Eastern Europe on Its Own

Summary -- 

Soviet writings on the future of Eastern Europe acknowledge a failure of Soviet policy as well as poor leadership in the countries concerned. Yet Moscow still regards the invasions of Hungary and Czechoslovakia as having been provoked by the West. Assesses the prospects for Poland, Hungary, Czechoslovakia and the GDR. Concludes with comments on the US position and the possibilities for co-operation with the USSR over the future of Eastern Europe.

Charles Gati is Professor of Political Science at Union College and Senior Research Scholar at Columbia University's Research Institute on International Change.
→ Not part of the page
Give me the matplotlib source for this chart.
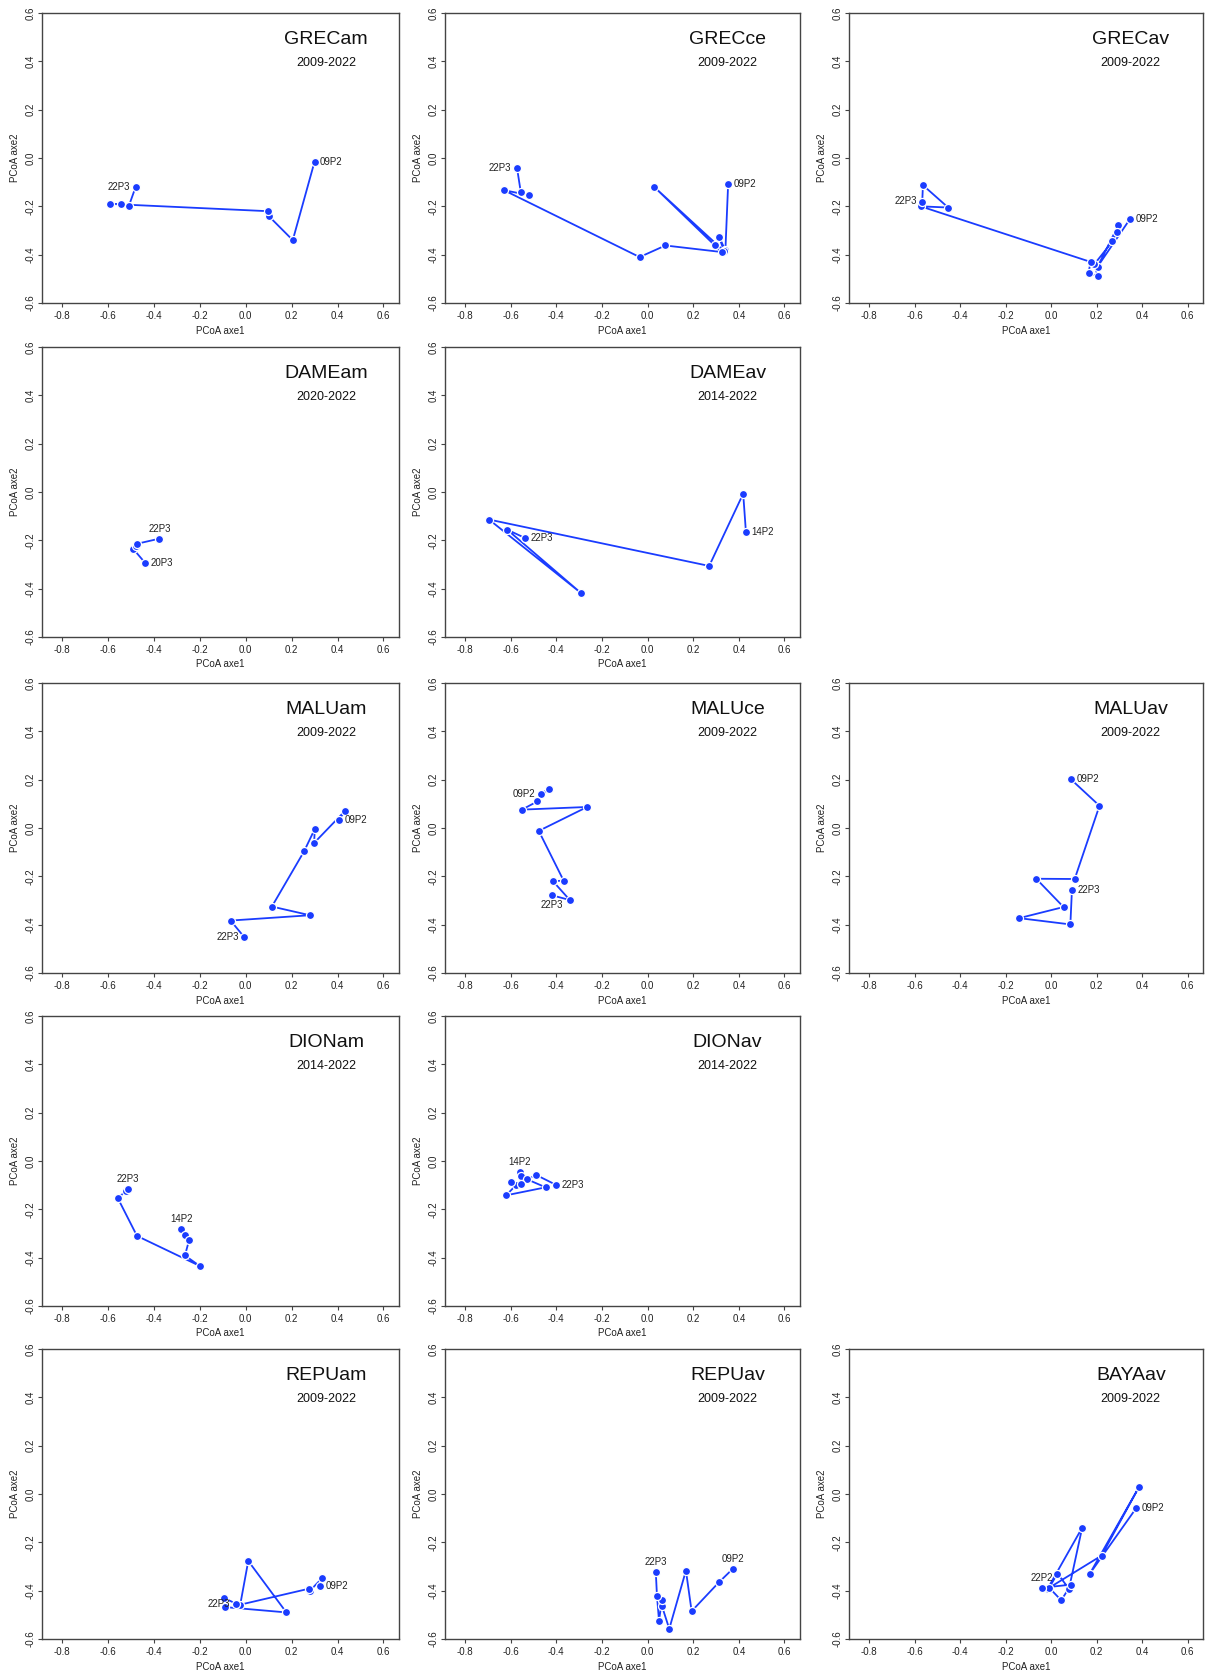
import matplotlib
matplotlib.use('Agg')
import matplotlib.pyplot as plt

plt.rcParams['font.family'] = ['Liberation Sans', 'DejaVu Sans']

# ---------------- data (PCoA axe1 / axe2 trajectories) ----------------
grecam_x = [0.30, 0.205, 0.10, 0.095, -0.59, -0.545, -0.51, -0.48]
grecam_y = [-0.015, -0.34, -0.24, -0.22, -0.19, -0.19, -0.20, -0.12]

grecce_x = [0.353, 0.341, 0.313, 0.335, 0.027, 0.295, 0.324, 0.078, -0.035, -0.63, -0.52, -0.556, -0.572]
grecce_y = [-0.108, -0.382, -0.326, -0.385, -0.118, -0.362, -0.389, -0.362, -0.41, -0.133, -0.154, -0.14, -0.043]

grecav_x = [0.346, 0.205, 0.296, 0.289, 0.27, 0.19, 0.206, 0.165, 0.174, -0.573, -0.452, -0.563, -0.566]
grecav_y = [-0.254, -0.449, -0.278, -0.305, -0.345, -0.44, -0.49, -0.474, -0.43, -0.20, -0.205, -0.1125, -0.18]

dameam_x = [-0.437, -0.49, -0.48, -0.473, -0.376]
dameam_y = [-0.295, -0.236, -0.225, -0.214, -0.193]

dameav_x = [0.431, 0.419, 0.27, -0.695, -0.292, -0.615, -0.538]
dameav_y = [-0.166, -0.007, -0.306, -0.114, -0.418, -0.156, -0.19]

maluam_x = [0.407, 0.433, 0.298, 0.301, 0.254, 0.114, 0.28, -0.066, -0.007]
maluam_y = [0.035, 0.071, -0.062, -0.004, -0.097, -0.325, -0.361, -0.383, -0.451]

maluce_x = [-0.466, -0.432, -0.483, -0.551, -0.265, -0.477, -0.368, -0.415, -0.341, -0.421]
maluce_y = [0.142, 0.163, 0.110, 0.076, 0.087, -0.012, -0.218, -0.22, -0.298, -0.278]

maluav_x = [0.088, 0.213, 0.104, -0.065, 0.055, -0.14, 0.085, 0.092]
maluav_y = [0.201, 0.092, -0.211, -0.21, -0.327, -0.373, -0.399, -0.255]

dionam_x = [-0.28, -0.263, -0.247, -0.265, -0.201, -0.474, -0.558, -0.523, -0.514]
dionam_y = [-0.281, -0.306, -0.328, -0.391, -0.434, -0.31, -0.153, -0.126, -0.116]

dionav_x = [-0.56, -0.556, -0.53, -0.447, -0.62, -0.575, -0.599, -0.556, -0.49, -0.403]
dionav_y = [-0.046, -0.061, -0.075, -0.109, -0.142, -0.098, -0.087, -0.094, -0.057, -0.098]

repuam_x = [0.323, 0.333, 0.278, 0.275, -0.024, 0.011, 0.177, -0.09, -0.093, -0.042]
repuam_y = [-0.379, -0.348, -0.402, -0.392, -0.458, -0.277, -0.49, -0.468, -0.431, -0.454]

repuav_x = [0.374, 0.312, 0.193, 0.168, 0.095, 0.063, 0.063, 0.05, 0.041, 0.036]
repuav_y = [-0.309, -0.366, -0.485, -0.317, -0.558, -0.464, -0.439, -0.524, -0.42, -0.324]

bayaav_x = [0.374, 0.171, 0.388, 0.222, -0.015, 0.137, 0.079, 0.028, -0.008, 0.045, 0.088, -0.04]
bayaav_y = [-0.059, -0.329, 0.031, -0.255, -0.392, -0.139, -0.392, -0.329, -0.388, -0.44, -0.375, -0.388]

names = ['GRECam', 'GRECce', 'GRECav', 'DAMEam', 'DAMEav',
         'MALUam', 'MALUce', 'MALUav', 'DIONam', 'DIONav',
         'REPUam', 'REPUav', 'BAYAav']
years = ['2009-2022', '2009-2022', '2009-2022', '2020-2022', '2014-2022',
         '2009-2022', '2009-2022', '2009-2022', '2014-2022', '2014-2022',
         '2009-2022', '2009-2022', '2009-2022']
first_labels = ['09P2', '09P2', '09P2', '20P3', '14P2', '09P2', '09P2', '09P2',
                '14P2', '14P2', '09P2', '09P2', '09P2']
last_labels = ['22P3', '22P3', '22P3', '22P3', '22P3', '22P3', '22P3', '22P3',
               '22P3', '22P3', '22P3', '22P3', '22P2']
xs = [grecam_x, grecce_x, grecav_x, dameam_x, dameav_x, maluam_x, maluce_x,
      maluav_x, dionam_x, dionav_x, repuam_x, repuav_x, bayaav_x]
ys = [grecam_y, grecce_y, grecav_y, dameam_y, dameav_y, maluam_y, maluce_y,
      maluav_y, dionam_y, dionav_y, repuam_y, repuav_y, bayaav_y]

xtick_vals = [-0.8, -0.6, -0.4, -0.2, 0.0, 0.2, 0.4, 0.6]
xtick_labels = ['-0.8', '-0.6', '-0.4', '-0.2', '0.0', '0.2', '0.4', '0.6']
ytick_vals = [-0.6, -0.4, -0.2, 0.0, 0.2, 0.4, 0.6]
ytick_labels = ['-0.6', '-0.4', '-0.2', '0.0', '0.2', '0.4', '0.6']

# ---------------- layout / style ----------------
W, H = 1205, 1675
fig = plt.figure(figsize=(W / 100, H / 100), dpi=100)
fig.patch.set_facecolor('white')

col_left = [42, 445, 849]
col_w = [357, 355, 354]
row_top = [13, 347, 683, 1016, 1349]
row_h = 290
grid = [(0, 0), (0, 1), (0, 2), (1, 0), (1, 1), (2, 0), (2, 1), (2, 2),
        (3, 0), (3, 1), (4, 0), (4, 1), (4, 2)]
first_pos = ['r', 'r', 'r', 'r', 'r', 'r', 'l', 'r', 'a', 'a', 'r', 'a', 'r']
last_pos = ['l', 'l', 'l', 'a', 'r', 'l', 'b', 'r', 'a', 'r', 'l', 'a', 'a']

BLUE = '#1a3cff'
TXT = '#222222'
offs = {'r': ((4, 0), 'left', 'center'), 'l': ((-4, 0), 'right', 'center'),
        'a': ((0, 3.5), 'center', 'bottom'), 'b': ((0, -3.5), 'center', 'top')}


def annotate(ax, x, y, text, pos):
    (dx, dy), ha, va = offs[pos]
    ax.annotate(text, (x, y), xytext=(dx, dy), textcoords='offset points',
                ha=ha, va=va, fontsize=7, color=TXT)


for i, name in enumerate(names):
    r, c = grid[i]
    left = col_left[c] / W
    bottom = 1 - (row_top[r] + row_h) / H
    ax = fig.add_axes([left, bottom, col_w[c] / W, row_h / H])
    ax.plot(xs[i], ys[i], '-', color=BLUE, lw=1.3, zorder=2)
    ax.plot(xs[i], ys[i], 'o', color=BLUE, ms=5.8, mec='white', mew=0.9, zorder=3)
    annotate(ax, xs[i][0], ys[i][0], first_labels[i], first_pos[i])
    annotate(ax, xs[i][-1], ys[i][-1], last_labels[i], last_pos[i])

    ax.set_xlim(-0.888, 0.668)
    ax.set_ylim(-0.6, 0.6)
    ax.set_xticks(xtick_vals)
    ax.set_xticklabels(xtick_labels, fontsize=7, color=TXT)
    ax.set_yticks(ytick_vals)
    ax.set_yticklabels(ytick_labels, fontsize=7, color=TXT, rotation=90, va='center')
    ax.tick_params(axis='both', length=3, width=0.8, colors='#444444', labelcolor=TXT)
    ax.tick_params(axis='x', pad=3)
    ax.tick_params(axis='y', pad=1.5)
    for s in ax.spines.values():
        s.set_color('#444444')
        s.set_linewidth(1.0)
    ax.set_xlabel('PCoA axe1', fontsize=7, color=TXT, labelpad=3)
    ax.set_ylabel('PCoA axe2', fontsize=7, color=TXT, labelpad=4)

    ax.text(0.796, 0.91, name, transform=ax.transAxes, ha='center', va='center',
            fontsize=14, color='#111111')
    ax.text(0.796, 0.828, years[i], transform=ax.transAxes, ha='center', va='center',
            fontsize=9, color='#111111')

fig.savefig('out.png', dpi=100, facecolor='white')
He led the American delegation to the first U.S.-Soviet conference on "The Place and Role of Eastern Europe in the Relaxation of Tensions between the U.S.A. and the U.S.S.R.," which was held in Alexandria, Virginia, in July 1988.

No easy generalizations, and certainly none that are conclusive, can be offered about the frequently surprising, fast-changing and ultimately ambiguous and confusing world of Eastern Europe. The observer must aim at a moving target, not only because of the rapid pace of new developments but especially because of the gap between reforms proclaimed and reforms pursued, reforms announced and reforms implemented.

Confusion persists because, on one level, nothing has changed in Eastern Europe. The Warsaw Pact is in place and functioning. For the time being, the leading role of the region's communist parties-the exercise of one-party rule-remains in force. Some version of "socialism" is embraced by reformers and antireformers alike.

On another level, however, everything about the area is in flux. The term "Soviet bloc" is becoming a political misnomer. Differences among the region's six states are so acute that it is now less appropriate than ever to speak of "Eastern Europe" as a single entity.

Ideologically, the foundation of the East European alliance is sinking, the edifice of its socialism is cracked. "Marx has turned out to be right, after all," began an article published in a prominent Hungarian weekly in the fall of 1988. "It is in the advanced capitalist countries that socialism has come into being." Some East European officials now even regret the split in socialist ranks that took place at the turn of the twentieth century; they speak of the political wisdom and economic achievements of their erstwhile enemies, the social democrats of Western Europe. Meanwhile, at the other end of the ideological spectrum, Romania's Nicolae Ceausescu assails ongoing reform in the Soviet Union and some parts of Eastern Europe as "capitulation to capitalism."

Politically, too, Eastern Europe is in a state of disarray and division. In one ring, Hungarian and Polish reformers and professed reformers meet the region's "Gang of Four"-Brezhnevite Bulgaria, Czechoslovakia and East Germany, and neo-Stalinist Romania. In another ring, where the contenders appear in old nationalist uniforms, the main event pits Hungary against Romania, facing off over Ceausescu's particularly harsh treatment of the large Hungarian minority in Transylvania. The bottom of the card features "orderly" East Germans and Czechoslovaks sparring with Polish "troublemakers."